One strong idea Obasanjo shared by Buhari, is the tendency to focus on what he considers `good for Nigeria` without sufficient attention to the political economy of the environment and the possibility of sustaining the new. This was amply manifested in Obasanjo`s most progressive Minister of Transport, Chief Ojo Maduekwe, among others. Like him or not, Ojo always meant well; but has an unfortunate proclivity for reprehensible enthusiasm that ends up giving a good idea a bad face before it has time to be understood.
Without waiting for the presidential go-ahead, Ojo took the commendable step of inaugurating the boards of all the parastatals under his ministry. Reason: allowing the minister to act as the chair gave him arbitrary exercise of discretion in the award of contracts. He would rather have a properly constituted board of competent persons and stakeholders handle this while he faced policy leadership as Minster of Transport.

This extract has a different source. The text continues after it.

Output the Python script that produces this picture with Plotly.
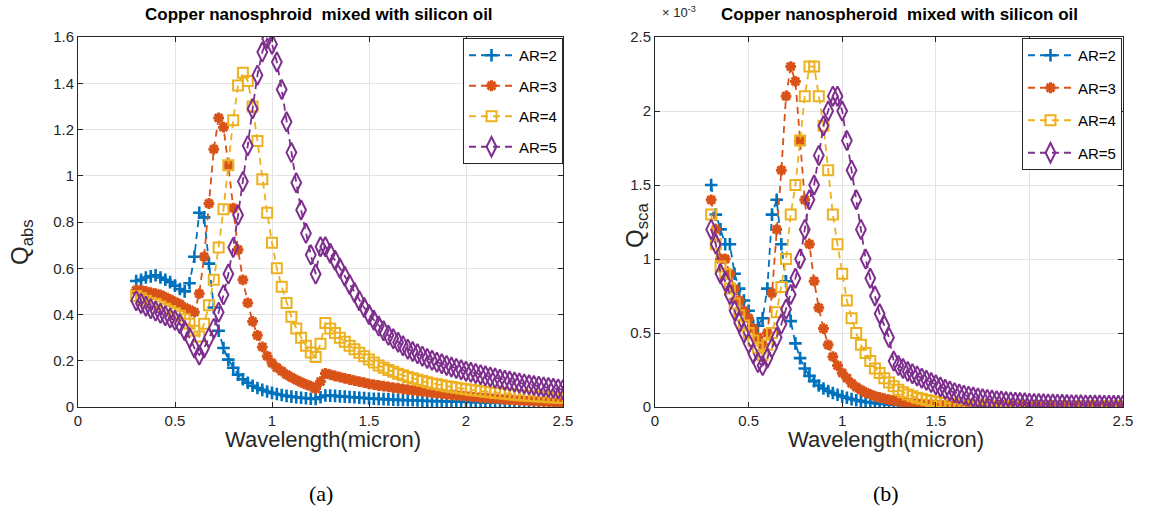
import plotly.graph_objects as go

# ---------------- data ----------------
WAVELENGTH = [
    0.300, 0.325, 0.350, 0.375, 0.400, 0.425, 0.450, 0.475, 0.500, 0.525,
    0.550, 0.575, 0.600, 0.625, 0.650, 0.675, 0.700, 0.725, 0.750, 0.775,
    0.800, 0.825, 0.850, 0.875, 0.900, 0.925, 0.950, 0.975, 1.000, 1.025,
    1.050, 1.075, 1.100, 1.125, 1.150, 1.175, 1.200, 1.225, 1.250, 1.275,
    1.300, 1.325, 1.350, 1.375, 1.400, 1.425, 1.450, 1.475, 1.500, 1.525,
    1.550, 1.575, 1.600, 1.625, 1.650, 1.675, 1.700, 1.725, 1.750, 1.775,
    1.800, 1.825, 1.850, 1.875, 1.900, 1.925, 1.950, 1.975, 2.000, 2.025,
    2.050, 2.075, 2.100, 2.125, 2.150, 2.175, 2.200, 2.225, 2.250, 2.275,
    2.300, 2.325, 2.350, 2.375, 2.400, 2.425, 2.450, 2.475, 2.500,
]

# Absorption efficiency Q_abs (panel a)
QABS_AR2 = [
    0.545, 0.550, 0.560, 0.565, 0.570, 0.560, 0.550, 0.540, 0.525, 0.510,
    0.500, 0.535, 0.650, 0.840, 0.820, 0.620, 0.430, 0.330, 0.255, 0.205,
    0.170, 0.140, 0.120, 0.105, 0.092, 0.082, 0.074, 0.067, 0.061, 0.056,
    0.052, 0.048, 0.045, 0.042, 0.040, 0.038, 0.036, 0.035, 0.042, 0.050,
    0.049, 0.048, 0.046, 0.045, 0.043, 0.042, 0.040, 0.039, 0.037, 0.036,
    0.035, 0.034, 0.033, 0.032, 0.031, 0.030, 0.029, 0.029, 0.028, 0.027,
    0.026, 0.026, 0.025, 0.025, 0.024, 0.024, 0.023, 0.023, 0.022, 0.022,
    0.021, 0.021, 0.020, 0.020, 0.019, 0.019, 0.018, 0.018, 0.017, 0.017,
    0.016, 0.016, 0.016, 0.015, 0.015, 0.015, 0.014, 0.014, 0.014,
]
QABS_AR3 = [
    0.505, 0.505, 0.500, 0.495, 0.490, 0.485, 0.475, 0.465, 0.455, 0.445,
    0.430, 0.420, 0.410, 0.490, 0.650, 0.880, 1.115, 1.250, 1.210, 1.045,
    0.860, 0.680, 0.550, 0.450, 0.370, 0.310, 0.260, 0.220, 0.190, 0.170,
    0.155, 0.140, 0.128, 0.117, 0.107, 0.098, 0.090, 0.080, 0.110, 0.145,
    0.140, 0.134, 0.129, 0.124, 0.119, 0.114, 0.110, 0.105, 0.100, 0.097,
    0.093, 0.090, 0.087, 0.084, 0.081, 0.078, 0.075, 0.072, 0.070, 0.067,
    0.065, 0.062, 0.060, 0.058, 0.055, 0.053, 0.051, 0.049, 0.047, 0.045,
    0.043, 0.041, 0.040, 0.038, 0.036, 0.035, 0.033, 0.032, 0.030, 0.029,
    0.028, 0.027, 0.025, 0.024, 0.023, 0.022, 0.021, 0.020, 0.019,
]
QABS_AR4 = [
    0.480, 0.470, 0.460, 0.450, 0.445, 0.435, 0.425, 0.415, 0.405, 0.395,
    0.380, 0.360, 0.330, 0.305, 0.360, 0.440, 0.550, 0.690, 0.855, 1.045,
    1.240, 1.390, 1.445, 1.410, 1.300, 1.150, 0.985, 0.840, 0.710, 0.600,
    0.520, 0.450, 0.390, 0.340, 0.300, 0.265, 0.236, 0.216, 0.273, 0.363,
    0.340, 0.320, 0.300, 0.282, 0.265, 0.250, 0.235, 0.220, 0.205, 0.192,
    0.180, 0.170, 0.160, 0.152, 0.144, 0.137, 0.130, 0.124, 0.118, 0.112,
    0.107, 0.102, 0.098, 0.094, 0.090, 0.087, 0.083, 0.080, 0.077, 0.074,
    0.071, 0.069, 0.066, 0.064, 0.061, 0.059, 0.057, 0.055, 0.053, 0.051,
    0.050, 0.048, 0.047, 0.045, 0.044, 0.042, 0.041, 0.040, 0.039,
]
QABS_AR5 = [
    0.460, 0.448, 0.436, 0.425, 0.415, 0.405, 0.395, 0.385, 0.375, 0.360,
    0.330, 0.300, 0.255, 0.225, 0.255, 0.300, 0.340, 0.410, 0.485, 0.575,
    0.690, 0.830, 0.975, 1.130, 1.290, 1.435, 1.535, 1.593, 1.569, 1.492,
    1.373, 1.233, 1.100, 0.970, 0.852, 0.751, 0.658, 0.575, 0.693, 0.693,
    0.665, 0.635, 0.600, 0.565, 0.530, 0.495, 0.460, 0.430, 0.400, 0.375,
    0.350, 0.330, 0.310, 0.295, 0.280, 0.265, 0.250, 0.240, 0.230, 0.220,
    0.210, 0.202, 0.194, 0.187, 0.180, 0.173, 0.167, 0.161, 0.155, 0.150,
    0.145, 0.140, 0.135, 0.130, 0.125, 0.120, 0.116, 0.112, 0.108, 0.104,
    0.100, 0.096, 0.093, 0.090, 0.087, 0.084, 0.081, 0.078, 0.075,
]

# Scattering efficiency Q_sca in units of 1e-3 (panel b)
QSCA_AR2 = [
    1.500, 1.300, 1.200, 1.100, 1.100, 0.900, 0.800, 0.720, 0.650, 0.550,
    0.550, 0.600, 0.800, 1.300, 1.400, 1.100, 0.850, 0.580, 0.430, 0.330,
    0.260, 0.210, 0.175, 0.145, 0.125, 0.108, 0.095, 0.083, 0.072, 0.062,
    0.053, 0.046, 0.040, 0.034, 0.030, 0.026, 0.023, 0.020, 0.018, 0.016,
    0.014, 0.013, 0.012, 0.011, 0.010, 0.009, 0.009, 0.008, 0.008, 0.007,
    0.007, 0.007, 0.006, 0.006, 0.006, 0.005, 0.005, 0.005, 0.005, 0.005,
    0.004, 0.004, 0.004, 0.004, 0.004, 0.004, 0.004, 0.004, 0.004, 0.004,
    0.004, 0.004, 0.003, 0.003, 0.003, 0.003, 0.003, 0.003, 0.003, 0.003,
    0.003, 0.003, 0.003, 0.003, 0.003, 0.003, 0.003, 0.003, 0.003,
]
QSCA_AR3 = [
    1.400, 1.200, 1.000, 1.000, 0.900, 0.800, 0.720, 0.650, 0.600, 0.530,
    0.470, 0.420, 0.500, 0.770, 1.200, 1.600, 2.100, 2.300, 2.200, 1.800,
    1.400, 1.100, 0.850, 0.670, 0.530, 0.420, 0.340, 0.280, 0.230, 0.195,
    0.160, 0.135, 0.115, 0.098, 0.085, 0.074, 0.065, 0.057, 0.050, 0.044,
    0.039, 0.034, 0.030, 0.027, 0.024, 0.021, 0.019, 0.017, 0.015, 0.014,
    0.013, 0.012, 0.011, 0.010, 0.009, 0.009, 0.008, 0.008, 0.007, 0.007,
    0.007, 0.006, 0.006, 0.006, 0.006, 0.005, 0.005, 0.005, 0.005, 0.005,
    0.004, 0.004, 0.004, 0.004, 0.004, 0.004, 0.004, 0.004, 0.004, 0.004,
    0.004, 0.004, 0.004, 0.004, 0.004, 0.003, 0.003, 0.003, 0.003,
]
QSCA_AR4 = [
    1.300, 1.100, 0.950, 0.900, 0.800, 0.700, 0.620, 0.550, 0.500, 0.450,
    0.400, 0.350, 0.420, 0.500, 0.640, 0.810, 1.000, 1.300, 1.500, 1.800,
    2.100, 2.300, 2.300, 2.100, 1.900, 1.600, 1.300, 1.100, 0.900, 0.720,
    0.600, 0.500, 0.420, 0.365, 0.310, 0.260, 0.230, 0.195, 0.165, 0.140,
    0.117, 0.100, 0.085, 0.073, 0.063, 0.055, 0.048, 0.041, 0.036, 0.031,
    0.027, 0.024, 0.021, 0.019, 0.017, 0.015, 0.013, 0.012, 0.011, 0.010,
    0.009, 0.008, 0.008, 0.007, 0.007, 0.006, 0.006, 0.006, 0.005, 0.005,
    0.005, 0.005, 0.005, 0.004, 0.004, 0.004, 0.004, 0.004, 0.004, 0.004,
    0.004, 0.004, 0.004, 0.003, 0.003, 0.003, 0.003, 0.003, 0.003,
]
QSCA_AR5 = [
    1.200, 1.100, 0.900, 0.850, 0.760, 0.650, 0.570, 0.500, 0.430, 0.360,
    0.300, 0.280, 0.330, 0.400, 0.470, 0.560, 0.660, 0.760, 0.870, 1.000,
    1.200, 1.400, 1.500, 1.700, 1.900, 2.000, 2.100, 2.100, 2.000, 1.800,
    1.600, 1.400, 1.200, 1.000, 0.870, 0.750, 0.630, 0.550, 0.470, 0.310,
    0.280, 0.260, 0.240, 0.225, 0.210, 0.195, 0.180, 0.165, 0.150, 0.135,
    0.120, 0.108, 0.097, 0.088, 0.080, 0.073, 0.067, 0.061, 0.056, 0.051,
    0.047, 0.043, 0.040, 0.037, 0.034, 0.032, 0.030, 0.028, 0.026, 0.024,
    0.023, 0.022, 0.021, 0.020, 0.019, 0.018, 0.017, 0.016, 0.016, 0.015,
    0.014, 0.014, 0.013, 0.013, 0.012, 0.012, 0.011, 0.011, 0.011,
]

SERIES_NAMES = ["AR=2", "AR=3", "AR=4", "AR=5"]
X_TICKS = [0, 0.5, 1, 1.5, 2, 2.5]
YA_TICKS = [0, 0.2, 0.4, 0.6, 0.8, 1, 1.2, 1.4, 1.6]
YB_TICKS = [0, 0.5, 1, 1.5, 2, 2.5]

# ---------------- style ----------------
COLORS = ["#0072BD", "#D95319", "#EDB120", "#7E2F8E"]
SYMBOLS = ["cross-thin-open", "asterisk-open", "square-open", "diamond-tall-open"]
SIZES = [9, 9, 10, 14]
MLW = [2.6, 3.0, 2.0, 2.0]

W, H = 1157, 515
def px(x):
    return x / W
def py(y):
    return 1 - y / H

FONT = "Liberation Sans"
TXT = "#262626"

fig = go.Figure()

panel_a = [QABS_AR2, QABS_AR3, QABS_AR4, QABS_AR5]
panel_b = [QSCA_AR2, QSCA_AR3, QSCA_AR4, QSCA_AR5]

for k in range(4):
    fig.add_trace(go.Scatter(
        x=WAVELENGTH, y=panel_a[k], name=SERIES_NAMES[k], mode="lines+markers",
        xaxis="x", yaxis="y", legend="legend", legendgroup="a%d" % k,
        line=dict(color=COLORS[k], width=1.8, dash="7px,5px"),
        marker=dict(symbol=SYMBOLS[k], size=SIZES[k], color=COLORS[k],
                    line=dict(color=COLORS[k], width=MLW[k])),
    ))
for k in range(4):
    fig.add_trace(go.Scatter(
        x=WAVELENGTH, y=panel_b[k], name=SERIES_NAMES[k], mode="lines+markers",
        xaxis="x2", yaxis="y2", legend="legend2", legendgroup="b%d" % k,
        line=dict(color=COLORS[k], width=1.8, dash="7px,5px"),
        marker=dict(symbol=SYMBOLS[k], size=SIZES[k], color=COLORS[k],
                    line=dict(color=COLORS[k], width=MLW[k])),
    ))

axis_common = dict(
    showline=True, linecolor=TXT, linewidth=1, mirror="allticks",
    ticks="inside", ticklen=5, tickcolor=TXT, tickwidth=1,
    showgrid=True, gridcolor="#e3e3e3", gridwidth=1, zeroline=False,
    automargin=False,
    tickfont=dict(family=FONT, size=15, color=TXT),
)

left_x = (78, 563)
right_x = (655, 1123)
top_y, bot_y = 37, 407

fig.update_layout(
    width=W, height=H, autosize=False,
    margin=dict(l=0, r=0, t=0, b=0, pad=0),
    paper_bgcolor="white", plot_bgcolor="white",
    xaxis=dict(domain=[px(left_x[0]), px(left_x[1])], range=[0, 2.5],
               tickvals=X_TICKS, anchor="y", **axis_common),
    yaxis=dict(domain=[py(bot_y), py(top_y)], range=[0, 1.6],
               tickvals=YA_TICKS, anchor="x", **axis_common),
    xaxis2=dict(domain=[px(right_x[0]), px(right_x[1])], range=[0, 2.5],
                tickvals=X_TICKS, anchor="y2", **axis_common),
    yaxis2=dict(domain=[py(bot_y), py(top_y)], range=[0, 2.5],
                tickvals=YB_TICKS, anchor="x2", **axis_common),
    legend=dict(x=px(563), y=py(38), xanchor="right", yanchor="top",
                bgcolor="white", bordercolor=TXT, borderwidth=1,
                font=dict(family=FONT, size=15, color="black"),
                tracegroupgap=8, itemwidth=45),
    legend2=dict(x=px(1122), y=py(38), xanchor="right", yanchor="top",
                 bgcolor="white", bordercolor=TXT, borderwidth=1,
                 font=dict(family=FONT, size=15, color="black"),
                 tracegroupgap=10, itemwidth=45),
    showlegend=True,
)

ann = []
def add_text(x, y, text, size, family=FONT, color="black", angle=0, bold=False):
    if bold:
        text = "<b>" + text + "</b>"
    ann.append(dict(x=px(x), y=py(y), xref="paper", yref="paper", text=text,
                    showarrow=False, xanchor="center", yanchor="middle",
                    textangle=angle, font=dict(family=family, size=size, color=color)))

add_text(319, 15, "Copper nanosphroid\u00a0 mixed with silicon oil", 17, bold=True)
add_text(899, 15, "Copper nanospheroid\u00a0 mixed with silicon oil", 17, bold=True)
add_text(323, 439, "Wavelength(micron)", 22, color=TXT)
add_text(886, 439, "Wavelength(micron)", 22, color=TXT)
add_text(22, 242, "Q<sub>abs</sub>", 24, color=TXT, angle=-90)
add_text(636, 226, "Q<sub>sca</sub>", 24, color=TXT, angle=-90)
add_text(679, 12, "\u00d7 10<sup>-3</sup>", 13, color=TXT)
add_text(321, 493, "(a)", 22, family="Liberation Serif")
add_text(886, 493, "(b)", 22, family="Liberation Serif")

fig.update_layout(annotations=ann)

fig.write_html(
    "out.html",
    post_script="document.body.style.margin='0';document.body.style.overflow='hidden';",
)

Brilliant! Absolutely brilliant and a good governance index! When he told board members that he would `break the legs` of anyone who took liberties with the resources available to their respective agencies and parastatals, Ojo was reported to Obasanjo for insolence and for misreading the reason for board appointments. He was loyal to Nigeria and had zero tolerance for corruption – on his own!
The early ripples in the PDP became the Third Term waves that nearly dismembered Nigeria. Those waves became the typhoon that swept late President Umaru Musa Yar`Adua into office. Then it turned into the tsunami that swept the PDP and Jonathan out of office and out of power seven months ago. As for “… the confounding exhibition of an abject lack of competitive spirit in Jonathan reinforced by a near reluctant mobilisation of his political party …”, one can only share Akin`s surprise and even express consternation.
Perhaps it was part of providential acts of `cunning` by the Absolute, to redefine our nationhood. As we speak of PDP`s annus horribiis today, the APC should note that it is vigorously assembling the very building blocks that brought the PDP to where it is today.